I remember excitedly saying hi to everyone first thing in the morning right after the school meeting. But I was greeted, or so, not greeted with the opposite. Got a nice cold, glare from my was-bestfriend-three-days-ago. Some friends nervously said hi, others walked past me like I died, and there stood my best guy friend, Nick, waving ecstatically with his skinny arm and big smile, just as clueless as I was.
That was the opening day to all hell breaking loose. Prologue to confrontation and threats from various girls I’ve never met, talked to, or used to be friends with, about my supposed “deep wishes” to steal and flirt with my best friend’s boyfriend. Steal? Flirt? What was that? Wait, I didn’t even know what a boyfriend was. Crush? The crushes I had don’t even know I exist because they lived timezones away.
“What a bitch?” “Aren’t you the least bit ashamed of yourself?” “FYI, I am not on your side.” “Ouu, better keep your new man close. Nakita’s around.”
The smiles in my face asking me if I’m okay just so they can chuckle away to the new possy they’ve created based on the hate for me. The slambooks with my name in them, the pledges of “I swear I didn’t take part in it, Nakita,” the in-synch, rolling down of windows of the bus next to mine, trash flying into my face, “slut, whore, hoe–you know what you did! Don’t act like you don’t know, Bitch!”
I will never forget.
I. Will. Never.
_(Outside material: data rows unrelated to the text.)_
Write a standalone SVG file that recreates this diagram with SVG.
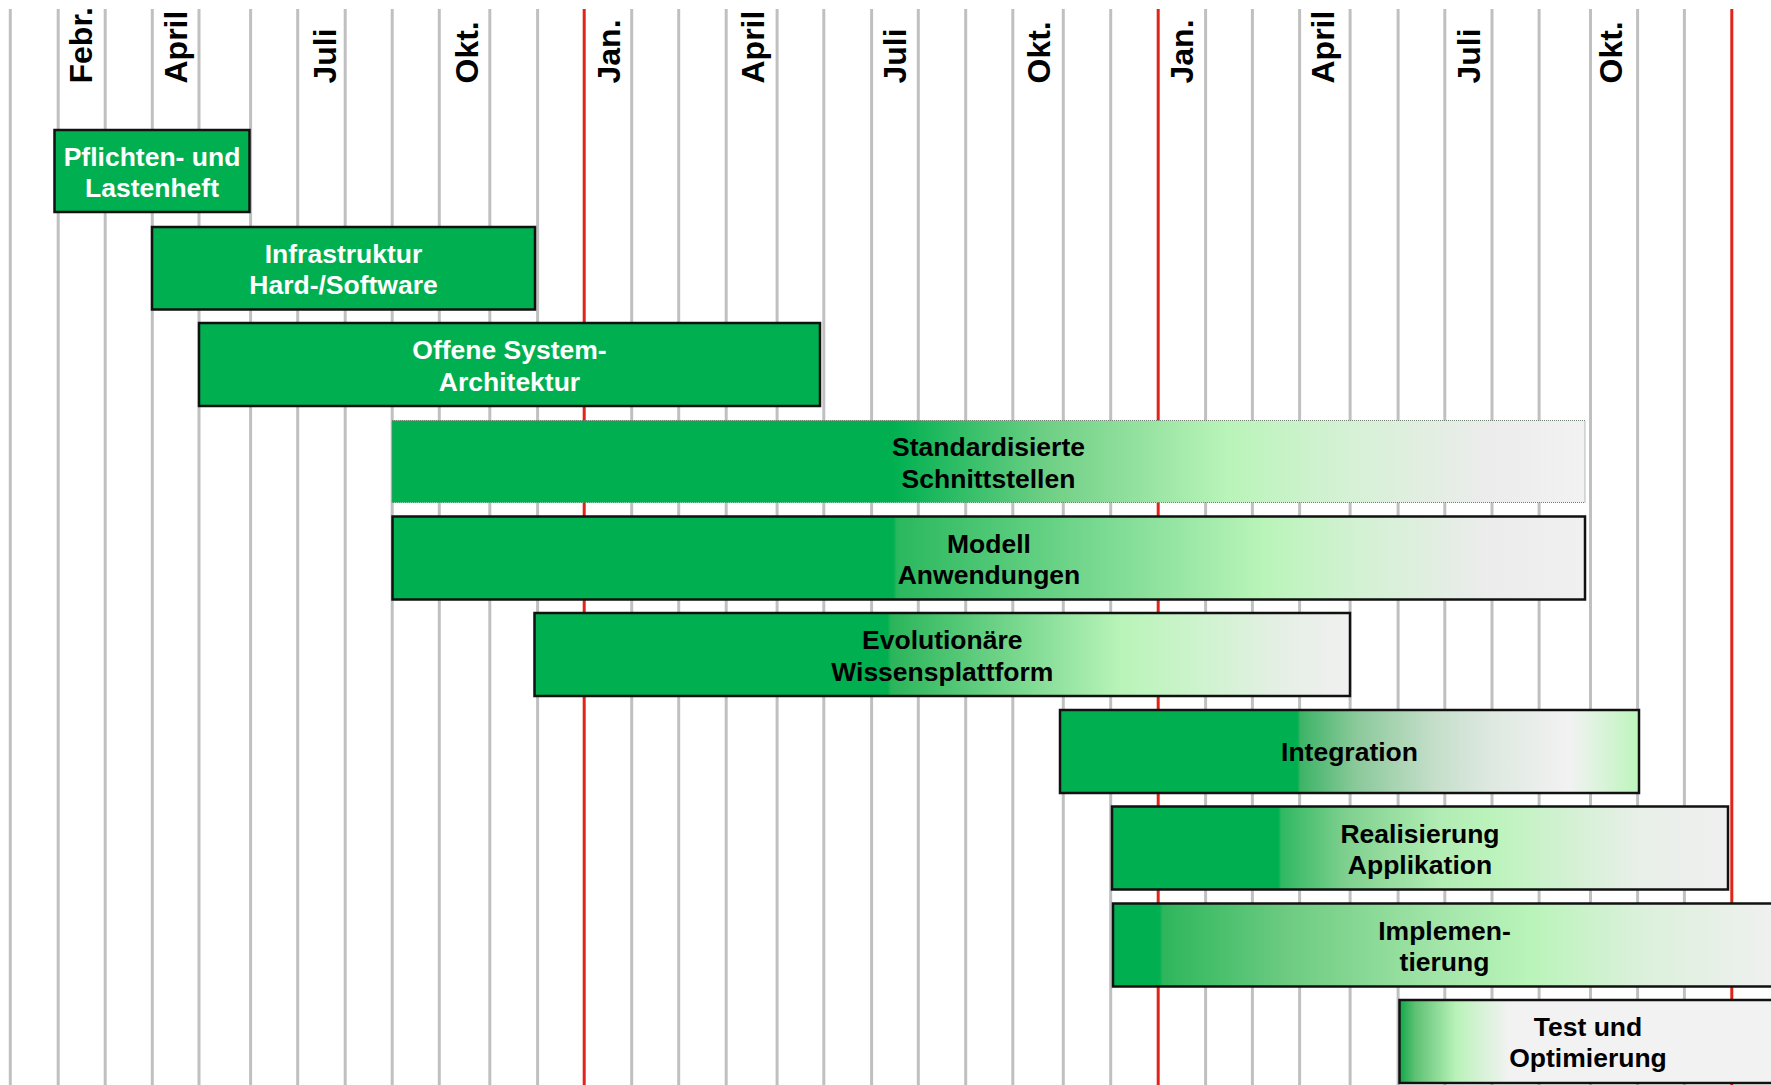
<svg xmlns="http://www.w3.org/2000/svg" width="1771" height="1085" viewBox="0 0 1771 1085">
<style>
.grid{stroke:#c0c0c0;stroke-width:3}
.red{stroke:#e2231a;stroke-width:3}
.month{font-family:"Liberation Sans",Arial,sans-serif;font-weight:bold;font-size:32px;fill:#000}
.box{stroke:#111;stroke-width:2.5}
.dot{stroke:#6f7f70;stroke-width:1;stroke-dasharray:1 1}
.lbl{font-family:"Liberation Sans",Arial,sans-serif;font-weight:bold;font-size:26.5px;text-anchor:middle}
.w{fill:#fff}
.k{fill:#000}
</style>
<defs>
<linearGradient id="g4" x1="0" y1="0" x2="1" y2="0">
<stop offset="0" stop-color="#00b050"/><stop offset="0.42" stop-color="#00b050"/>
<stop offset="0.55" stop-color="#6fcf85"/><stop offset="0.70" stop-color="#b9f4b9"/><stop offset="0.80" stop-color="#d5f1d5"/><stop offset="0.92" stop-color="#ececec"/><stop offset="1" stop-color="#f2f2f2"/>
</linearGradient>
<linearGradient id="g5" x1="0" y1="0" x2="1" y2="0">
<stop offset="0" stop-color="#00b050"/><stop offset="0.42" stop-color="#00b050"/><stop offset="0.423" stop-color="#2ab85e"/>
<stop offset="0.73" stop-color="#b9f4b9"/><stop offset="0.81" stop-color="#d3f1d3"/><stop offset="0.92" stop-color="#ececec"/><stop offset="1" stop-color="#f0f0f0"/>
</linearGradient>
<linearGradient id="g6" x1="0" y1="0" x2="1" y2="0">
<stop offset="0" stop-color="#00b050"/><stop offset="0.433" stop-color="#00b050"/><stop offset="0.437" stop-color="#2ab55a"/>
<stop offset="0.72" stop-color="#b9f4b9"/><stop offset="0.82" stop-color="#cff3cf"/><stop offset="0.92" stop-color="#e6efe6"/><stop offset="1" stop-color="#f0f0f0"/>
</linearGradient>
<linearGradient id="g7" x1="0" y1="0" x2="1" y2="0">
<stop offset="0" stop-color="#00b050"/><stop offset="0.41" stop-color="#00b050"/><stop offset="0.415" stop-color="#3cb466"/>
<stop offset="0.51" stop-color="#8ac99a"/><stop offset="0.645" stop-color="#c4dec9"/><stop offset="0.74" stop-color="#dde8e0"/>
<stop offset="0.88" stop-color="#f2f2f2"/><stop offset="1" stop-color="#bdf5bd"/>
</linearGradient>
<linearGradient id="g8" x1="0" y1="0" x2="1" y2="0">
<stop offset="0" stop-color="#00b050"/><stop offset="0.27" stop-color="#00b050"/><stop offset="0.275" stop-color="#30b862"/>
<stop offset="0.38" stop-color="#7fd08e"/><stop offset="0.53" stop-color="#b0ecb3"/><stop offset="0.62" stop-color="#bcf3bc"/>
<stop offset="0.74" stop-color="#d3f1d3"/><stop offset="0.86" stop-color="#e9efe9"/><stop offset="1" stop-color="#efefef"/>
</linearGradient>
<linearGradient id="g9" x1="0" y1="0" x2="1" y2="0">
<stop offset="0" stop-color="#00b050"/><stop offset="0.07" stop-color="#00b050"/><stop offset="0.075" stop-color="#2db65c"/>
<stop offset="0.27" stop-color="#6fcc82"/><stop offset="0.5" stop-color="#a4e6aa"/><stop offset="0.63" stop-color="#b9f4b9"/>
<stop offset="0.8" stop-color="#dcf0dc"/><stop offset="1" stop-color="#f0f0f0"/>
</linearGradient>
<linearGradient id="g10" x1="0" y1="0" x2="1" y2="0">
<stop offset="0" stop-color="#10a848"/><stop offset="0.04" stop-color="#5cc072"/><stop offset="0.15" stop-color="#b8f2b8"/>
<stop offset="0.21" stop-color="#d4f2d4"/><stop offset="0.29" stop-color="#f2f2f2"/><stop offset="1" stop-color="#f2f2f2"/>
</linearGradient>
</defs>
<rect x="0" y="0" width="1771" height="1085" fill="#fff"/>
<g id="gridlines">
<line class="grid" x1="10.3" y1="9" x2="10.3" y2="1085"/>
<line class="grid" x1="58.2" y1="9" x2="58.2" y2="1085"/>
<line class="grid" x1="105.2" y1="9" x2="105.2" y2="1085"/>
<line class="grid" x1="152.3" y1="9" x2="152.3" y2="1085"/>
<line class="grid" x1="199" y1="9" x2="199" y2="1085"/>
<line class="grid" x1="250.6" y1="9" x2="250.6" y2="1085"/>
<line class="grid" x1="297.7" y1="9" x2="297.7" y2="1085"/>
<line class="grid" x1="345.2" y1="9" x2="345.2" y2="1085"/>
<line class="grid" x1="392.2" y1="9" x2="392.2" y2="1085"/>
<line class="grid" x1="439.3" y1="9" x2="439.3" y2="1085"/>
<line class="grid" x1="489.8" y1="9" x2="489.8" y2="1085"/>
<line class="grid" x1="537.6" y1="9" x2="537.6" y2="1085"/>
<line class="grid" x1="631.7" y1="9" x2="631.7" y2="1085"/>
<line class="grid" x1="678.7" y1="9" x2="678.7" y2="1085"/>
<line class="grid" x1="726.2" y1="9" x2="726.2" y2="1085"/>
<line class="grid" x1="777.1" y1="9" x2="777.1" y2="1085"/>
<line class="grid" x1="823.8" y1="9" x2="823.8" y2="1085"/>
<line class="grid" x1="871.6" y1="9" x2="871.6" y2="1085"/>
<line class="grid" x1="918.3" y1="9" x2="918.3" y2="1085"/>
<line class="grid" x1="965.7" y1="9" x2="965.7" y2="1085"/>
<line class="grid" x1="1012.8" y1="9" x2="1012.8" y2="1085"/>
<line class="grid" x1="1063.3" y1="9" x2="1063.3" y2="1085"/>
<line class="grid" x1="1110.7" y1="9" x2="1110.7" y2="1085"/>
<line class="grid" x1="1205.6" y1="9" x2="1205.6" y2="1085"/>
<line class="grid" x1="1252.4" y1="9" x2="1252.4" y2="1085"/>
<line class="grid" x1="1299.6" y1="9" x2="1299.6" y2="1085"/>
<line class="grid" x1="1350.1" y1="9" x2="1350.1" y2="1085"/>
<line class="grid" x1="1398.1" y1="9" x2="1398.1" y2="1085"/>
<line class="grid" x1="1444.8" y1="9" x2="1444.8" y2="1085"/>
<line class="grid" x1="1492" y1="9" x2="1492" y2="1085"/>
<line class="grid" x1="1539.1" y1="9" x2="1539.1" y2="1085"/>
<line class="grid" x1="1590.5" y1="9" x2="1590.5" y2="1085"/>
<line class="grid" x1="1637.6" y1="9" x2="1637.6" y2="1085"/>
<line class="grid" x1="1684.4" y1="9" x2="1684.4" y2="1085"/>
<line class="red" x1="584.2" y1="9" x2="584.2" y2="1085"/>
<line class="red" x1="1158.2" y1="9" x2="1158.2" y2="1085"/>
<line class="red" x1="1731.8" y1="9" x2="1731.8" y2="1085"/>
</g>
<g id="months">
<text class="month" transform="translate(91.5,83.5) rotate(-90)">Febr.</text>
<text class="month" transform="translate(187,83.5) rotate(-90)">April</text>
<text class="month" transform="translate(336,83.5) rotate(-90)">Juli</text>
<text class="month" transform="translate(478,83.5) rotate(-90)">Okt.</text>
<text class="month" transform="translate(620,83.5) rotate(-90)">Jan.</text>
<text class="month" transform="translate(764,83.5) rotate(-90)">April</text>
<text class="month" transform="translate(906,83.5) rotate(-90)">Juli</text>
<text class="month" transform="translate(1050,83.5) rotate(-90)">Okt.</text>
<text class="month" transform="translate(1193,83.5) rotate(-90)">Jan.</text>
<text class="month" transform="translate(1334,83.5) rotate(-90)">April</text>
<text class="month" transform="translate(1480,83.5) rotate(-90)">Juli</text>
<text class="month" transform="translate(1621.5,83.5) rotate(-90)">Okt.</text>
</g>
<g id="connectors"/>
<g id="pflichtenheft">
<rect class="box" x="54.5" y="130" width="195" height="82" fill="#00b050"/>
<text class="lbl w" x="152" y="165.5">Pflichten- und</text>
<text class="lbl w" x="152" y="197">Lastenheft</text>
</g>
<g id="infrastruktur">
<rect class="box" x="152" y="227" width="383" height="82.5" fill="#00b050"/>
<text class="lbl w" x="343.5" y="262.5">Infrastruktur</text>
<text class="lbl w" x="343.5" y="294">Hard-/Software</text>
</g>
<g id="systemarchitektur">
<rect class="box" x="199" y="323" width="621" height="83" fill="#00b050"/>
<text class="lbl w" x="509.5" y="359">Offene System-</text>
<text class="lbl w" x="509.5" y="390.5">Architektur</text>
</g>
<g id="schnittstellen">
<rect class="dot" x="392" y="420.5" width="1193" height="82" fill="url(#g4)"/>
<text class="lbl k" x="988.5" y="456">Standardisierte</text>
<text class="lbl k" x="988.5" y="487.5">Schnittstellen</text>
</g>
<g id="modell">
<rect class="box" x="392.5" y="516.5" width="1192.5" height="83" fill="url(#g5)"/>
<text class="lbl k" x="989" y="552.5">Modell</text>
<text class="lbl k" x="989" y="584">Anwendungen</text>
</g>
<g id="wissensplattform">
<rect class="box" x="534.5" y="613" width="815.5" height="83" fill="url(#g6)"/>
<text class="lbl k" x="942.3" y="649">Evolutionäre</text>
<text class="lbl k" x="942.3" y="680.5">Wissensplattform</text>
</g>
<g id="integration">
<rect class="box" x="1060" y="710" width="579" height="83" fill="url(#g7)"/>
<text class="lbl k" x="1349.5" y="761">Integration</text>
</g>
<g id="realisierung">
<rect class="box" x="1112" y="806.5" width="616" height="83" fill="url(#g8)"/>
<text class="lbl k" x="1420" y="842.5">Realisierung</text>
<text class="lbl k" x="1420" y="874">Applikation</text>
</g>
<g id="implementierung">
<rect class="box" x="1113" y="903.5" width="663" height="83" fill="url(#g9)"/>
<text class="lbl k" x="1444.5" y="939.5">Implemen-</text>
<text class="lbl k" x="1444.5" y="971">tierung</text>
</g>
<g id="test">
<rect class="box" x="1399.5" y="1000" width="377" height="83" fill="url(#g10)"/>
<text class="lbl k" x="1588" y="1035.5">Test und</text>
<text class="lbl k" x="1588" y="1066.5">Optimierung</text>
</g>
</svg>
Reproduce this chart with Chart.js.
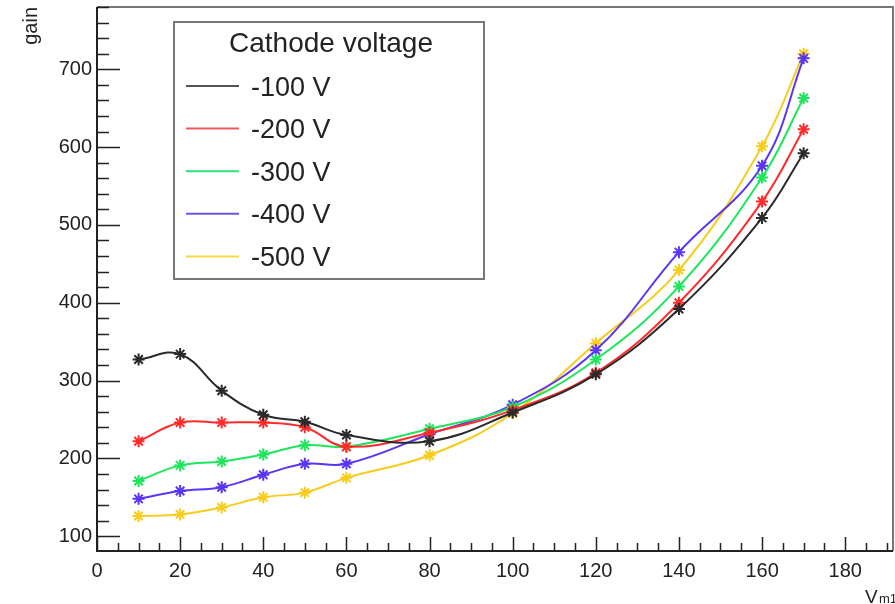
<!DOCTYPE html>
<html>
<head>
<meta charset="utf-8">
<title>gain vs Vm1</title>
<script src="https://cdn.jsdelivr.net/npm/chart.js@4.4.0/dist/chart.umd.min.js"></script>
<style>
  html, body { margin: 0; padding: 0; background: #fff; }
  #gainChart { display: block; }
</style>
</head>
<body>
<canvas id="gainChart" width="895" height="604"></canvas>
<script>
// Vm1 values where the gain was measured
const vm1 = [10, 20, 30, 40, 50, 60, 80, 100, 120, 140, 160, 170]

// gain for each cathode voltage
const gain100 = [327, 334, 287, 256, 247, 230, 222, 259, 308, 392, 509, 592]
const gain200 = [222, 246, 246, 246, 240, 215, 233, 262, 310, 400, 530, 623]
const gain300 = [171, 191, 196, 205, 217, 215, 238, 266, 327, 421, 561, 663]
const gain400 = [148, 158, 163, 179, 193, 193, 231, 269, 339, 465, 576, 714]
const gain500 = [126, 128, 137, 150, 156, 175, 204, 258, 348, 442, 601, 720]

const seriesLabels = ['-100 V', '-200 V', '-300 V', '-400 V', '-500 V']
const seriesColors = ['#2a2a2a', '#ff2b2b', '#1ee65c', '#5b35f5', '#f7cc1c']
const legendColors = ['#555555', '#ee5a5a', '#2ee07a', '#6a55ea', '#f3d84a']

const xTicks = [0, 20, 40, 60, 80, 100, 120, 140, 160, 180]
const yTicks = [100, 200, 300, 400, 500, 600, 700]

const fontFamily = '"Liberation Sans", Arial, Helvetica, sans-serif'
const inkColor = '#222'

let allGain = [gain100, gain200, gain300, gain400, gain500]

let datasets = allGain.map((g, i) => ({
    label: seriesLabels[i],
    data: g.map((v, j) => ({ x: vm1[j], y: v })),
    borderColor: seriesColors[i],
    backgroundColor: seriesColors[i],
    pointBorderColor: seriesColors[i],
    borderWidth: 2,
    pointStyle: 'star',
    pointRadius: 6,
    pointBorderWidth: 2,
    tension: 0.4,
    fill: false
}))

// no extra room for edge labels, the frame is fixed
function noPadding(s) {
    s.paddingTop = 0
    s.paddingBottom = 0
    s.paddingLeft = 0
    s.paddingRight = 0
}

// ROOT-like frame: ticks inside, legend box, axis titles
const rootFrame = {
    id: 'rootFrame',
    afterDraw(chart) {
        const ctx = chart.ctx
        const area = chart.chartArea
        const xs = chart.scales.x
        const ys = chart.scales.y
        ctx.save()

        // top + right border
        ctx.strokeStyle = '#777'
        ctx.lineWidth = 2
        ctx.beginPath()
        ctx.moveTo(area.left, area.top)
        ctx.lineTo(area.right, area.top)
        ctx.lineTo(area.right, area.bottom)
        ctx.stroke()

        // axes
        ctx.strokeStyle = inkColor
        ctx.lineWidth = 2
        ctx.beginPath()
        ctx.moveTo(area.left, area.top)
        ctx.lineTo(area.left, area.bottom)
        ctx.lineTo(area.right, area.bottom)
        ctx.stroke()

        // x ticks
        ctx.lineWidth = 1.5
        ctx.beginPath()
        for (let v = 0; v <= xs.max; v += 5) {
            let px = Math.round(xs.getPixelForValue(v)) + 0.5
            let len = v % 20 === 0 ? 14 : 8
            ctx.moveTo(px, area.bottom)
            ctx.lineTo(px, area.bottom - len)
        }
        // y ticks
        for (let v = 100; v <= ys.max; v += 20) {
            let py = Math.round(ys.getPixelForValue(v)) + 0.5
            let len = v % 100 === 0 ? 23 : 12
            ctx.moveTo(area.left, py)
            ctx.lineTo(area.left + len, py)
        }
        ctx.stroke()

        // legend
        const lx = 174, ly = 22, lw = 310, lh = 257
        ctx.fillStyle = '#fff'
        ctx.fillRect(lx, ly, lw, lh)
        ctx.strokeStyle = '#777'
        ctx.lineWidth = 2
        ctx.strokeRect(lx, ly, lw, lh)
        ctx.fillStyle = inkColor
        ctx.font = '28px ' + fontFamily
        ctx.textAlign = 'center'
        ctx.textBaseline = 'alphabetic'
        ctx.fillText('Cathode voltage', lx + lw / 2 + 2, 52)
        ctx.font = '27px ' + fontFamily
        ctx.textAlign = 'left'
        chart.data.datasets.forEach((ds, i) => {
            let y = 86 + i * 42.6
            ctx.strokeStyle = legendColors[i]
            ctx.lineWidth = 2
            ctx.beginPath()
            ctx.moveTo(186, y)
            ctx.lineTo(239, y)
            ctx.stroke()
            ctx.fillStyle = inkColor
            ctx.fillText(ds.label, 251, y + 9.5)
        })

        // axis titles
        ctx.fillStyle = inkColor
        ctx.font = '20px ' + fontFamily
        ctx.save()
        ctx.translate(37, 7)
        ctx.rotate(-Math.PI / 2)
        ctx.textAlign = 'right'
        ctx.fillText('gain', 0, 0)
        ctx.restore()

        ctx.textAlign = 'left'
        ctx.font = '19px ' + fontFamily
        ctx.fillText('V', 865, 603)
        ctx.font = '13px ' + fontFamily
        ctx.fillText('m1', 879, 603)

        ctx.restore()
    }
}

new Chart(document.getElementById('gainChart'), {
    type: 'line',
    data: { datasets: datasets },
    options: {
        responsive: false,
        animation: false,
        layout: { autoPadding: false, padding: { top: 7, right: 2, left: 0, bottom: 0 } },
        plugins: {
            legend: { display: false },
            tooltip: { enabled: false }
        },
        scales: {
            x: {
                type: 'linear',
                min: 0,
                max: 191.5,
                afterBuildTicks: s => { s.ticks = xTicks.map(v => ({ value: v })) },
                afterFit: s => { s.height = 53; noPadding(s) },
                grid: { display: false, drawTicks: false },
                border: { display: false },
                ticks: {
                    color: inkColor,
                    padding: 8,
                    maxRotation: 0,
                    font: { family: fontFamily, size: 20 }
                }
            },
            y: {
                type: 'linear',
                min: 81,
                max: 780,
                afterBuildTicks: s => { s.ticks = yTicks.map(v => ({ value: v })) },
                afterFit: s => { s.width = 97; noPadding(s) },
                grid: { display: false, drawTicks: false },
                border: { display: false },
                ticks: {
                    color: inkColor,
                    padding: 5,
                    font: { family: fontFamily, size: 20 }
                }
            }
        }
    },
    plugins: [rootFrame]
})
</script>
</body>
</html>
Forget.
Days, weeks, months–felt like fucking eternity.
Eternity of me making the decision to completely outcast myself. Studying after school to see if I could skip a grade and shorten the misery. Surveying high schools everyone was going to so I could go to one that NO ONE knew. Crying anywhere, anytime and giving no fucks.
I never knew when it was going to stop. My mom used to see me so excited to go to school. Now she never even saw me smile or come out of my room. I just became some angry, dark child. And she didn’t know why, until almost after everything.
Out of the blue, after I don’t even know how long, I eventually did receive an apology, but it was appalling lol. Because it was an “I’m sorry for whatever I may have done to somehow cause us to no longer be friends. I hope you forgive me, Nakita. I don’t know why you’re mad. But don’t be mad.”
I scoffed. And just walked away. I came back the next day like nothing happened, because in everyone else’s mind, nothing did happen. To them. Like this hell was all a fucking dream, some made up shit in my head?!?! Wow. Forgiveness to me, wasn’t me accepting them or overlooking what they did. It was me looking the shit they did to me straight in the eye, and closing off my heart forever and knowing to never let them in again. Ever. Even if I smiled and said hi.
What amazes me the most, is that during all that, I not once ever wished revenge upon them, nor an apology or the same bad things to happen to them. I never once said a thing to retaliate, stand up for myself, or spread rumors back. All I wished for was–the strength to get through this moment.
Because the most important thing wasn’t for them to be punished, it was just for me to get out and far away. It was my safety and inner peace. What happened to them, was never of my concern.
I hope to bring that with me today. During new heartbreaks that shatter my soul, pain that crumbles the good in me, that wishes the most extremity of suffering upon harmers. I hope to remember the resilience in 13 year-old me. The one who knew silence was key. Who knew that truth would prevail. Who believed that good would win. And that to win, was to not play.
Who knew that she no longer needed anyone else. That if she knew the truth, then that was more than enough. That SHE was more than ENOUGH.
Remembering tough memories can be empowering. Living tough times can be nurturing. They teach you that although bad things don’t stop happening to you, you do get better and stronger at overcoming them each time they do.
That even if this moment is hard, focus on the good, and in time, you’ll have made it through before you even knew it.
Nothing lasts forever. ❤
Thanks for hanging in there Nakita. You did great baby girl.